## [Goal]
Lines containing the word "script" are to be counted; state their number and nothing further.

## [Given entries]
>>>>>

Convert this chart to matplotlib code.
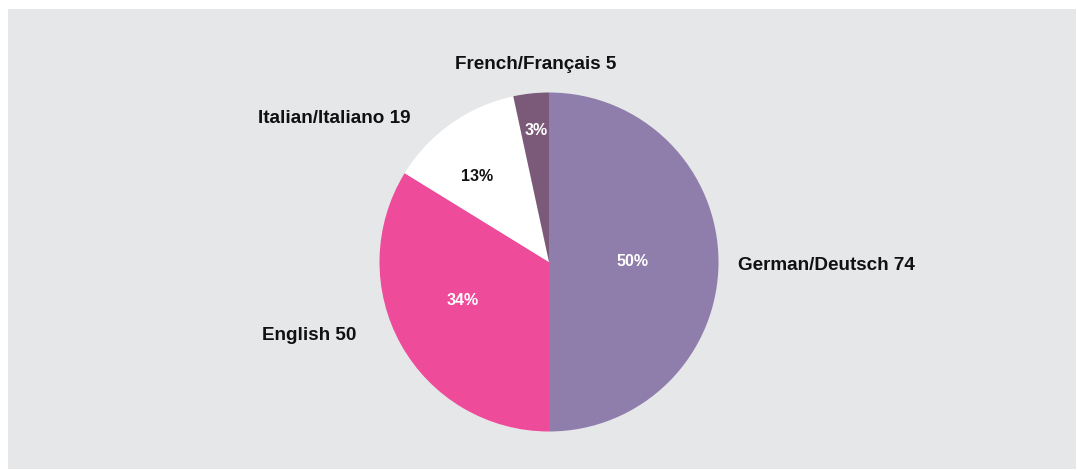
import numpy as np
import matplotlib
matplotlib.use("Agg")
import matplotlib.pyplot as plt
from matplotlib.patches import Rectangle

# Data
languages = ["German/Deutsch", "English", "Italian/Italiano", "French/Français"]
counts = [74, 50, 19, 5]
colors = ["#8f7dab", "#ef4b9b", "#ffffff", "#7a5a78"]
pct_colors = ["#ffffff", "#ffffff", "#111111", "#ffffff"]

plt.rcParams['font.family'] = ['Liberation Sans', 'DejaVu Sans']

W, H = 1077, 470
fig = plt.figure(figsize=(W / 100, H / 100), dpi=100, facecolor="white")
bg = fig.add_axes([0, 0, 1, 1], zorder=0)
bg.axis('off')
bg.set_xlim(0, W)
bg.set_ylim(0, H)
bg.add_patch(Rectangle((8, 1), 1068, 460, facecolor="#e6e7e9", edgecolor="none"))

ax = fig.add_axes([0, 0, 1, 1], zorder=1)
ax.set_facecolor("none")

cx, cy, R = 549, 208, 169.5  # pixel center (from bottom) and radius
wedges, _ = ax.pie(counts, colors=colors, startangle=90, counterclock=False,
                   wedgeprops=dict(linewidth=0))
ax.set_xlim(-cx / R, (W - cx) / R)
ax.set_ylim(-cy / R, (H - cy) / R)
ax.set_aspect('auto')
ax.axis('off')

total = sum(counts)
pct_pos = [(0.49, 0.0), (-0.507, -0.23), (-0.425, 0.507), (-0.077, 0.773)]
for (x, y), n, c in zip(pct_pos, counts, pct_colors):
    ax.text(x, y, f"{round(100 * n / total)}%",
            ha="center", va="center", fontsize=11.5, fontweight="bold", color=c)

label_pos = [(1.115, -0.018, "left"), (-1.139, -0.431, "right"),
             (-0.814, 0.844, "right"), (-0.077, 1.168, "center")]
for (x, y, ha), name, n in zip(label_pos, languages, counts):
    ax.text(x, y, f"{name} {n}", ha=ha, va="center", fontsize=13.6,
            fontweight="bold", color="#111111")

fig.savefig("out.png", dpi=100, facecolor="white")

<<<<<
>>>>>

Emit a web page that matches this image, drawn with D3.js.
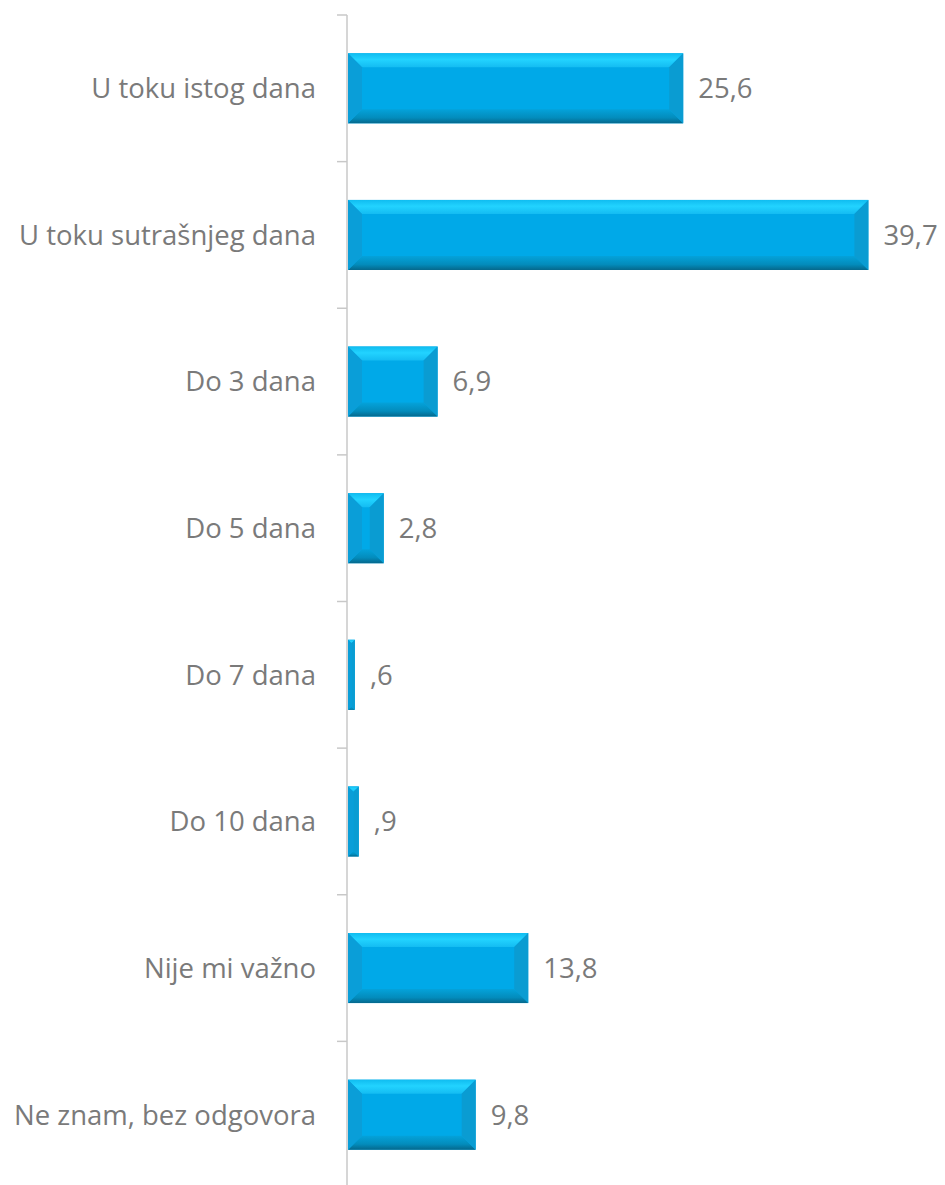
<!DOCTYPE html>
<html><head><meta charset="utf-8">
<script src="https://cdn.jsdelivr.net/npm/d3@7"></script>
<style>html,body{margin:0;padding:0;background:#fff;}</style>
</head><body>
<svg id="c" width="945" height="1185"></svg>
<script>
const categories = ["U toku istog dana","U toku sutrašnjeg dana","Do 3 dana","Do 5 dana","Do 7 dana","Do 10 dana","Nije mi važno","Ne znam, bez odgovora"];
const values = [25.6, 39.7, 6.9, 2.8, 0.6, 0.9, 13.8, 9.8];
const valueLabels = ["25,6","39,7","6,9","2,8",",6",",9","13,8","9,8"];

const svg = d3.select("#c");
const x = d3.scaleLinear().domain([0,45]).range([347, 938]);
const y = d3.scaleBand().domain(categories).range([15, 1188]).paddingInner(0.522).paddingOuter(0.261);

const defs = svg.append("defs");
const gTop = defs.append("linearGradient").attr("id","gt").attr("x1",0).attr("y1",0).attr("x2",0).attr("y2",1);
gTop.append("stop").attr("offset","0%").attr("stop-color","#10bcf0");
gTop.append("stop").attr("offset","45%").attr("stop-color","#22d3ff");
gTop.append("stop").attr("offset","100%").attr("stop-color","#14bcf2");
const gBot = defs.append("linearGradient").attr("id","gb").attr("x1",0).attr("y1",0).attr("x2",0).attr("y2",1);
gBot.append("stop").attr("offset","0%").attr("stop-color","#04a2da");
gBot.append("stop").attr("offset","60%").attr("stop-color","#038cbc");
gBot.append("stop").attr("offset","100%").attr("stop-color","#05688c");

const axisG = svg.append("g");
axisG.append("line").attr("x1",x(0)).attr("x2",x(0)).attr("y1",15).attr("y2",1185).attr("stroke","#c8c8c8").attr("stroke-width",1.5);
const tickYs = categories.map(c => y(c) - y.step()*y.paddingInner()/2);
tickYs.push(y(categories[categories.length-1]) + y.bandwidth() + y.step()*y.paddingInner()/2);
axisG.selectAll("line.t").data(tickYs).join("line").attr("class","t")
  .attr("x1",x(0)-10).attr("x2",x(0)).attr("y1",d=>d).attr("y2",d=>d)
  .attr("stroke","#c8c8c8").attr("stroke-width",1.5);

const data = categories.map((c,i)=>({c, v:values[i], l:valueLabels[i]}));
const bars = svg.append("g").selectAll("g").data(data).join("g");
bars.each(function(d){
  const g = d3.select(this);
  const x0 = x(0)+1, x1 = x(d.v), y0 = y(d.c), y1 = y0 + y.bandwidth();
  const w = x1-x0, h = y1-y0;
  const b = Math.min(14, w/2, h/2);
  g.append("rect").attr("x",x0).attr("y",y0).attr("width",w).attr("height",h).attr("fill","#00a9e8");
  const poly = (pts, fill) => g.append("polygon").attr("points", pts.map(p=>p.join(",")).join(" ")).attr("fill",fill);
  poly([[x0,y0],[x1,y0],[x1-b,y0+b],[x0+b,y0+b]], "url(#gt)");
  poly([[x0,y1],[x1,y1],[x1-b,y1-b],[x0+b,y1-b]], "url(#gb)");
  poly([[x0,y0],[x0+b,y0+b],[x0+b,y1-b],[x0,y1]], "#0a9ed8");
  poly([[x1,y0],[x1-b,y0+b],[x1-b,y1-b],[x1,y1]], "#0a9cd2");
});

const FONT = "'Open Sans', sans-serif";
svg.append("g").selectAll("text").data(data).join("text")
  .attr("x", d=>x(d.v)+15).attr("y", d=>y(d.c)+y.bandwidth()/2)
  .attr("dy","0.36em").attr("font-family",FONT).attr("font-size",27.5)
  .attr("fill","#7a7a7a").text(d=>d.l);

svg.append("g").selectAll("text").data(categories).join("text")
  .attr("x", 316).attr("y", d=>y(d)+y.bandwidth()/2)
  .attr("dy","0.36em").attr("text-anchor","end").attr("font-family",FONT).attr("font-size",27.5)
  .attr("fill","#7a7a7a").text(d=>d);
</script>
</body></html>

<<<<<
>>>>>

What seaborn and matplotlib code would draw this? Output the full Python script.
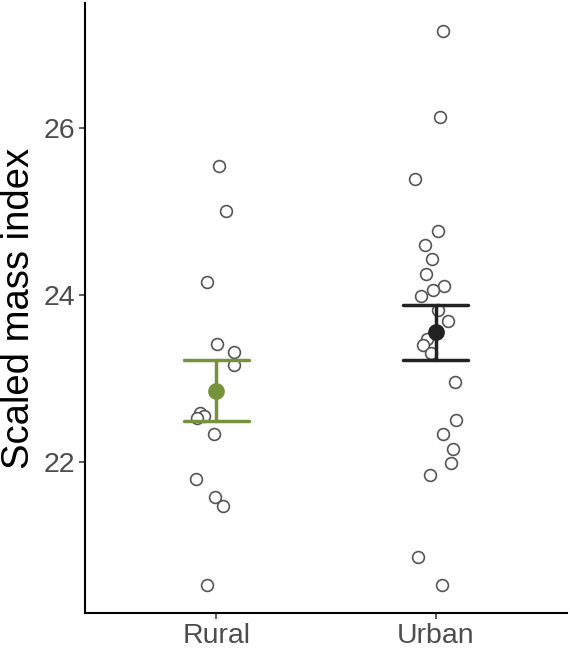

<<<<<

## [Solved exercise]
4